Very soon, anyone who couldn’t see past Nikka’s unfortunate phonetics found themselves in quite the disagreeable situation. She moved away shortly, but because of her I now paid attention to other people, learnt the language of humans in the only way I knew how to, got better at recognising the particular signs of a bullying case. When my sister raised victim flags I saw them before my parents did and I was on a literal warpath. I became part of the Buddy system at the school not because I liked hanging out with the younger kids but because the red hat we wore gave me actual authority and power over everyone. When I moved up to secondary school I found a reticent, painfully naive girl whom I befriended simply so that she wouldn’t inevitably fall prey to bullying again. Skip ahead a few more years and I approached an isolated student who thought they were being sneaky about observing me.
Those were, of course, Hatter and Jess respectively. Did I make friends with them both (among others) in a very calculated and superficial way? Why yes, I did. But whatever my initial reasons were, I found myself with 2 new family members I would kill for. I only knew Nikka for a few months overall and I hardly think about her, but in a weird way she is the reason I make friends with the people I do. My mother says that I “collect broken people” and I can’t honestly deny that (though perhaps saying it less harshly wouldn’t harm anyone, mother).

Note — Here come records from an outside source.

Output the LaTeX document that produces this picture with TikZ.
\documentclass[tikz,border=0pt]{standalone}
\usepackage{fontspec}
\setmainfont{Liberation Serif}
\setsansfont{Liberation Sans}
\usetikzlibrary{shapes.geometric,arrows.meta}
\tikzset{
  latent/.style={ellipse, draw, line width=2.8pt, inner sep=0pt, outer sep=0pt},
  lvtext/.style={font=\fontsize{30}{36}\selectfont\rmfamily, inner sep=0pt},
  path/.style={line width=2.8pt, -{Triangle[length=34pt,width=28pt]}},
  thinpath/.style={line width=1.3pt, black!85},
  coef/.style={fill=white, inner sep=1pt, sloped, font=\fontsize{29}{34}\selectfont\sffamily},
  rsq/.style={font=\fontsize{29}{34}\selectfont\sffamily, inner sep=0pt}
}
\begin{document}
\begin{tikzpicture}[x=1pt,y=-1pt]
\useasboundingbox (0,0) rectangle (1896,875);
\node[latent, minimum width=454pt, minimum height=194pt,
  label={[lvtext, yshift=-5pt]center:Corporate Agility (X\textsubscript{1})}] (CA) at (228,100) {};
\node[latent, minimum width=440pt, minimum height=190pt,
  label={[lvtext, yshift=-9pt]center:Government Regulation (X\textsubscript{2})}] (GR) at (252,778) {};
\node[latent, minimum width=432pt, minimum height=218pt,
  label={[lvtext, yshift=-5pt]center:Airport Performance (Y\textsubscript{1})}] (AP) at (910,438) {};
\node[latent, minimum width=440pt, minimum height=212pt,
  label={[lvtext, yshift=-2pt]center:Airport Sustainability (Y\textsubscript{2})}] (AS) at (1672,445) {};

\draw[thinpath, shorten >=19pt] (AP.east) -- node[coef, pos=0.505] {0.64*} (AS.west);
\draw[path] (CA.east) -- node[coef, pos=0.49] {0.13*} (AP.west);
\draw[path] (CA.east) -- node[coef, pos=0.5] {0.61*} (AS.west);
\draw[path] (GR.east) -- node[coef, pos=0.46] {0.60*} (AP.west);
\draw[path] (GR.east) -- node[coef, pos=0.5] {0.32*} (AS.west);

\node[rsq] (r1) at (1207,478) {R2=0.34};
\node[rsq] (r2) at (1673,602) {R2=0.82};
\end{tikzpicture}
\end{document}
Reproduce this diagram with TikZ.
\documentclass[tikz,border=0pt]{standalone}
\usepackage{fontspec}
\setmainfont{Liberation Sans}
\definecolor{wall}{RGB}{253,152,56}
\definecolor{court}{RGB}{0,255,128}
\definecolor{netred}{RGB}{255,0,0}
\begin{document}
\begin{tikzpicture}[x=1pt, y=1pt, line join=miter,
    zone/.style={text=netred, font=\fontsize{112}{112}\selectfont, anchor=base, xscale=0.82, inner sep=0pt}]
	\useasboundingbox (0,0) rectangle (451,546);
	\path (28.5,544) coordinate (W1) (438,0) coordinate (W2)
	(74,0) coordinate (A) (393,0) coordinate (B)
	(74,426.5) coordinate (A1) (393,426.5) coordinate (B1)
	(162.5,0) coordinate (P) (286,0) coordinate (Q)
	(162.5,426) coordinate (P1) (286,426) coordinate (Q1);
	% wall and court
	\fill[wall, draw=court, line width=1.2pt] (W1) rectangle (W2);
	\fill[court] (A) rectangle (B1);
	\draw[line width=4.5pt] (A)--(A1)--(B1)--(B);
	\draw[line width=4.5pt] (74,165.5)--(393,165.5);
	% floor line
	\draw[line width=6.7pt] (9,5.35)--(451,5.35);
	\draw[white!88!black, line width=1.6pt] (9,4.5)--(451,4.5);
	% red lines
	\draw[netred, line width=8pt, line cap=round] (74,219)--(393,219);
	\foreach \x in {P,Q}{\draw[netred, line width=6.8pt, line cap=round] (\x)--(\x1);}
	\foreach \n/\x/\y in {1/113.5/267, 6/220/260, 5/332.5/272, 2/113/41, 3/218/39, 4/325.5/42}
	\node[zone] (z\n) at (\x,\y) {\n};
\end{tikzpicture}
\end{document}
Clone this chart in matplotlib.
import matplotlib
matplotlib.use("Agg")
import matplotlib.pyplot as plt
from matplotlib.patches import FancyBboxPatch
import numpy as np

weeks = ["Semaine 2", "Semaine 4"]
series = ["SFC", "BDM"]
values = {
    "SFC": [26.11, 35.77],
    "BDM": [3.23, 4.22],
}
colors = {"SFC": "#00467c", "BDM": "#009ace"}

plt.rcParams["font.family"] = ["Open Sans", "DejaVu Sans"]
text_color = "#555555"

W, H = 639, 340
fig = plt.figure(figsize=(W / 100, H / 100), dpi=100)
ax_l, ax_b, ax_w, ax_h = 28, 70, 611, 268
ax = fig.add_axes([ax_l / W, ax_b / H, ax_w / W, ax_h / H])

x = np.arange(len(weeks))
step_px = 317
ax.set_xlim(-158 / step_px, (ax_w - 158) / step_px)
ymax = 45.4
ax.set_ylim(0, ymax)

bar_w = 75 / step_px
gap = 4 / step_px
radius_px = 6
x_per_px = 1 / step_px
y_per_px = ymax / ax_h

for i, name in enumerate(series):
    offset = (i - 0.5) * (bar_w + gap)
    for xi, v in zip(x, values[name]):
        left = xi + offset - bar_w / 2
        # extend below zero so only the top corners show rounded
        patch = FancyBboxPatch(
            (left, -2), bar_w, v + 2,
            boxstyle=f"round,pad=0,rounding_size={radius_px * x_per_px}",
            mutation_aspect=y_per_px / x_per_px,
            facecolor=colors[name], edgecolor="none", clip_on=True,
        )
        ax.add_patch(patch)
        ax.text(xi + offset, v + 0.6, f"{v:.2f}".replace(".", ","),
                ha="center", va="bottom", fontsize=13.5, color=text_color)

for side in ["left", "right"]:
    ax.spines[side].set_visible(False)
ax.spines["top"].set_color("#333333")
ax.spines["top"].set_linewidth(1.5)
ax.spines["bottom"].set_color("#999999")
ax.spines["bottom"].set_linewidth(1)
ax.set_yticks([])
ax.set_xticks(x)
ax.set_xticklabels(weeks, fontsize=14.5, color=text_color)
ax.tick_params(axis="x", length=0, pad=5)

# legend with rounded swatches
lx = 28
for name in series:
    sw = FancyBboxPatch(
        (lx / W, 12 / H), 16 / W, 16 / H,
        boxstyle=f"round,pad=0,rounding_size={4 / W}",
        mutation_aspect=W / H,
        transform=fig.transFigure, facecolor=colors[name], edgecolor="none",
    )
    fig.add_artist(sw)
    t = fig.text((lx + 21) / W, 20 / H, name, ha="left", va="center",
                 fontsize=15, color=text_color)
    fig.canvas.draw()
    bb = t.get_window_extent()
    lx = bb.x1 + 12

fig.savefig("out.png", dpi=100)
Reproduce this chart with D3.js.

So no, bullying hasn’t hurt me, hasn’t left me with any physical or mental scars, and I will never claim to understand what it feels like to be bullied since I was too bad at human-ing to suffer from it. But if I see it happening around me? You can be damn sure I won’t stay silent. Too many times have I seen people ignoring it because they don’t want to have to deal with any kind of responsibility, adults passing it off as the antics of children, teachers not even noticing something is wrong. If even someone as rubbish at social interaction as me can pick up on it, then that truly is shameful. Bystanders are just as guilty as the bullies themselves.
Of course, I’m still not perfect. I’m annoyed that I couldn’t get there sooner for my friends, that I couldn’t dislocate a few arms for Jess years earlier. I regret leaving Hatter alone in 6th form with the toxicity of a friendship group I had never fully been comfortable with in the first place. I’m absolutely furious that my sister – no matter how good she becomes at hiding it – is still intensely insecure about her friends and whether or not they will betray her. I don’t know what it feels like to be bullied but I know what it does to other people, and I refuse to stand idly by and watch it happen like so many people do without a second thought.
So no, I haven’t suffered from bullying.
That doesn’t mean I haven’t been affected.